The expectation-maximization algorithm is an approach in which values of the statistics which would be computed if a complete dataset were available are estimated (imputed), taking into account the pattern of missing data. In this approach, values for individual missing data-items are not usually imputed.


###### Interpolation
Main article: Interpolation
In the mathematical field of numerical analysis, interpolation is a method of constructing new data points within the range of a discrete set of known data points.

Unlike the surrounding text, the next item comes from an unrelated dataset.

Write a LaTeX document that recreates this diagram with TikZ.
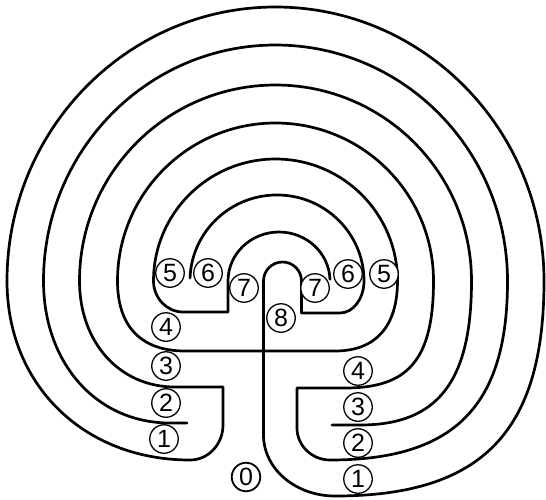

In the comparison of two paired samples with missing data, a test statistic that uses all available data without the need for imputation is the partially overlapping samples t-test.[16] This is valid under normality and assuming MCAR

#### Partial deletion
Methods which involve reducing the data available to a dataset having no missing values include:
- Listwise deletion/casewise deletion
- Pairwise deletion

#### Full analysis
Methods which take full account of all information available, without the distortion resulting from using imputed values as if they were actually observed:

- Generative approaches:
  - The expectation-maximization algorithm
  - full information maximum likelihood estimation
- Discriminative approaches:
  - Max-margin classification of data with absent features [17][18]
  - Partial identification methods may also be used.[19]

## Model-based techniques

Model based techniques, often using graphs, offer additional tools for testing missing data types (MCAR, MAR, MNAR) and for estimating parameters under missing data conditions.